|Ockenden, Irene - MCMASTER UNIVERSITY|
|Dorsch, John - FORMER USDA/ARS EMPLOYEE|
|Reid, Marcia - MCMASTER UNIVERSITY|
|Lin, Lan - MCMASTER UNIVERSITY|
|Grant, Laura - MCMASTER UNIVERSITY|
|Lott, John - MCMASTER UNIVERSITY|
Submitted to: Plant Science
Publication Type: Peer Reviewed Journal
Publication Acceptance Date: June 9, 2004
Publication Date: November 1, 2004
Citation: Ockenden, I., Dorsch, J.A., Reid, M.M., Lin, L., Grant, L.K., Raboy, V., Lott, J.N. 2004. Characterization of the storage of phosphorus, inositol phosphate and cations in grain tissues of four barley (hHordeum vulgare lL.) low phytic acid genetoypes. Plant Science 167: 1131-1142. Interpretive Summary: Phytic acid is the storage form of phosphorus in seeds. It is not readily digestible by non-ruminant livestock such as poultry, swine and fish, nor by humans. This can cause significant problems in the management of phosphorus in livestock production, and in human nutrition and health. Understanding how seeds make phytic acid and how this is altered in 'low phytic acid' mutations, is important to plant biology and to crop improvement. This research studied the storage of phosphorus, phytic acid and minerals in normal barley seeds versus low phytic acid barley seeds. It found that that the phosphorus and minerals in low phytic acid seeds were stored as they are in normal seeds. This indicates that the storage of phosphorus and minerals is not solely dependent on the ability of seeds to make phytic acid. This work also showed that one barley gene, barley lpa1 is specific to the aleurone layer, and has no effect on the germ.

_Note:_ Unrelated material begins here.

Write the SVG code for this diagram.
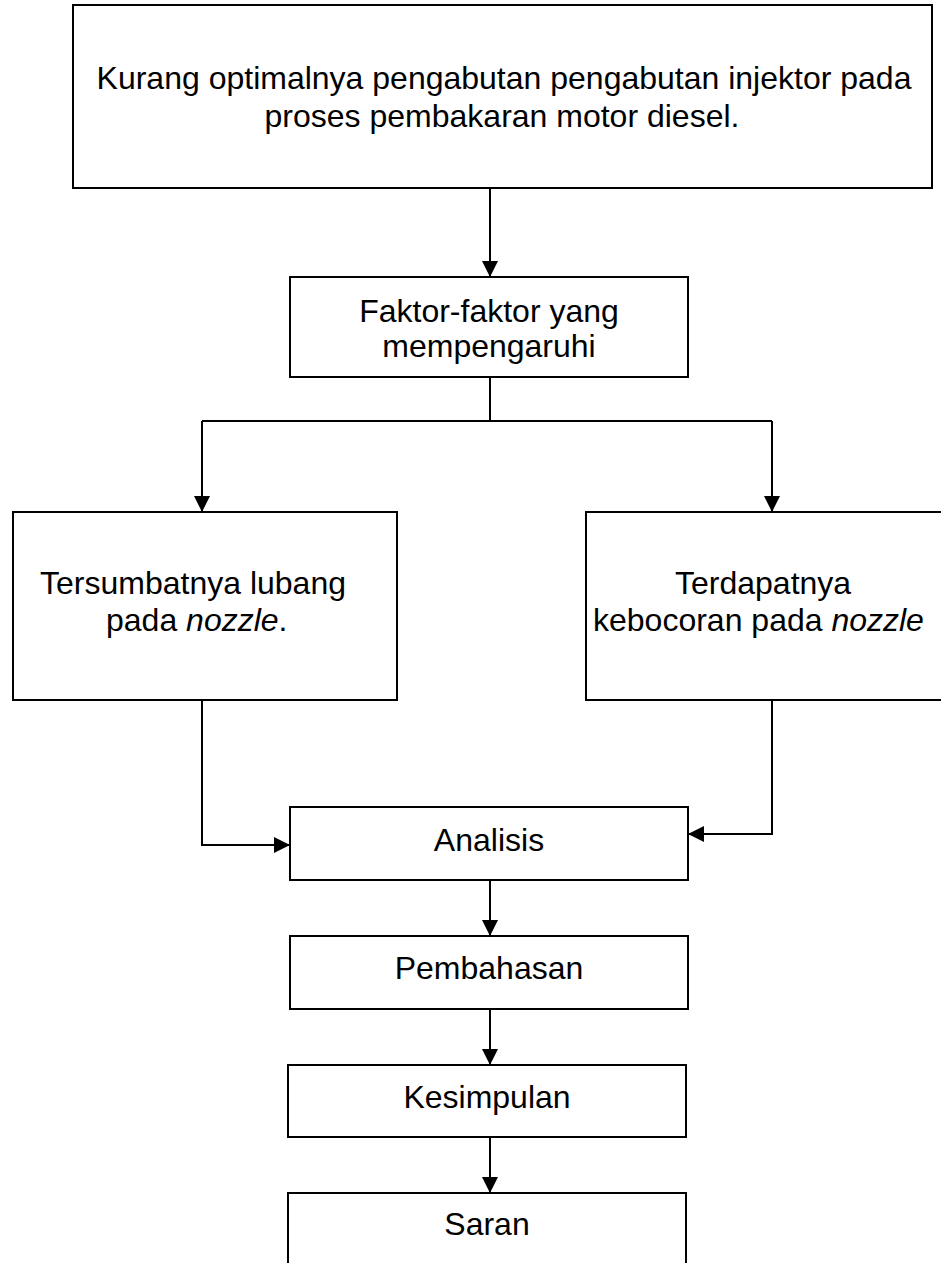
<svg xmlns="http://www.w3.org/2000/svg" width="941" height="1263" viewBox="0 0 941 1263">
<style>
.box{fill:#fff;stroke:#000;stroke-width:2}
.t{font-family:"Liberation Sans",Arial,sans-serif;font-size:32px;fill:#000}
.m{text-anchor:middle}
.c{fill:none;stroke:#000;stroke-width:2}
</style>
<defs>
<marker id="ah" viewBox="0 0 16 16" refX="16" refY="8" markerWidth="16" markerHeight="16" markerUnits="userSpaceOnUse" orient="auto">
<path d="M0,0 L16,8 L0,16 z" fill="#000"/>
</marker>
</defs>
<rect width="941" height="1263" fill="#fff"/>
<g id="connectors">
<path class="c" d="M490,188 V277" marker-end="url(#ah)"/>
<path class="c" d="M490,377 V421"/>
<path class="c" d="M202,421 H772"/>
<path class="c" d="M202,421 V512" marker-end="url(#ah)"/>
<path class="c" d="M772,421 V512" marker-end="url(#ah)"/>
<path class="c" d="M202,700 V845 H290" marker-end="url(#ah)"/>
<path class="c" d="M772,700 V834 H688" marker-end="url(#ah)"/>
<path class="c" d="M490,880 V936" marker-end="url(#ah)"/>
<path class="c" d="M490,1009 V1065" marker-end="url(#ah)"/>
<path class="c" d="M490,1137 V1193" marker-end="url(#ah)"/>
</g>
<g id="n-problem">
<rect class="box" x="73" y="5" width="859" height="183"/>
<text class="t m" x="504" y="89">Kurang optimalnya pengabutan pengabutan injektor pada</text>
<text class="t m" x="502" y="127">proses pembakaran motor diesel.</text>
</g>
<g id="n-faktor">
<rect class="box" x="290" y="277" width="398" height="100"/>
<text class="t m" x="489" y="322">Faktor-faktor yang</text>
<text class="t m" x="489" y="357">mempengaruhi</text>
</g>
<g id="n-tersumbat">
<rect class="box" x="13" y="512" width="384" height="188"/>
<text class="t" x="40" y="594">Tersumbatnya lubang</text>
<text class="t" x="106" y="631">pada <tspan font-style="italic">nozzle</tspan>.</text>
</g>
<g id="n-kebocoran">
<rect class="box" x="586" y="512" width="372" height="188"/>
<text class="t" x="675" y="594">Terdapatnya</text>
<text class="t" x="593" y="631">kebocoran pada <tspan font-style="italic">nozzle</tspan></text>
</g>
<g id="n-analisis">
<rect class="box" x="290" y="807" width="398" height="73"/>
<text class="t m" x="489" y="851">Analisis</text>
</g>
<g id="n-pembahasan">
<rect class="box" x="290" y="936" width="398" height="73"/>
<text class="t m" x="489" y="979">Pembahasan</text>
</g>
<g id="n-kesimpulan">
<rect class="box" x="288" y="1065" width="398" height="72"/>
<text class="t m" x="487" y="1108">Kesimpulan</text>
</g>
<g id="n-saran">
<rect class="box" x="288" y="1193" width="398" height="90"/>
<text class="t m" x="487" y="1235">Saran</text>
</g>
</svg>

This information should prove useful in crop breeding.
Technical Abstract: The synthesis of phytic acid (myo-inositol hexakisphosphate or Ins P6), and its deposition as a mixed salt of mineral cations, is thought to be central to phosphorus (P) and mineral storage, homeostasis and redistribution during grain development. Phosphorus and mineral storage were studied in grains homozygous for four barley (Hordeum vulgare L.) low phytic acid (lpa) mutations named lpa1-1, M 635, M 955, and lpa2-1. In wild-type (WT) grain both the embryo and rest-of-grain (aleurone layer) contained about 10% and 90% of whole grain total P and Ins P, respectively, with Ins P primarily consisting of phytic acid. In M 635 and M 955 proportional reductions in both embryo and aleurone layer Ins P contributed to the whole-grain Ins P6 reductions typical of these mutations, with little or no effect on embryo or aleurone layer total P. In terms of total P these mutations show no grain tissue-specificity. In contrast, whole-grain Ins P6 reduction in lpa1-1 and lpa2-1 is solely or largely aleurone layer specific. In lpa1-1 grain the distribution of total P also shifted in part, from rest-of-grain to embryo, with a net reduction in whole grain total P. Electron microscopy showed a general reduction, as compared with WT, in electron-dense globoids (phytate deposits) in both aleurone and scutellum protein storage vacuoles in all mutants except lpa2-1, whose globoid morphology appeared indistinguishable from WT. Energy-dispersive X-ray analyses of P, K Mg, Ca, Fe, and Zn indicated that, with few exceptions, the relative levels were similar in mutant and WT aleurone layer and scutellum tissues. These analyses suggest that inorganic P found in lpa grains is stored as salts of K and Mg, as is phytic acid in WT grain, and that the cellular machinery for P and mineral storage and homeostasis in grains is not wholly dependent on phytic acid synthesis.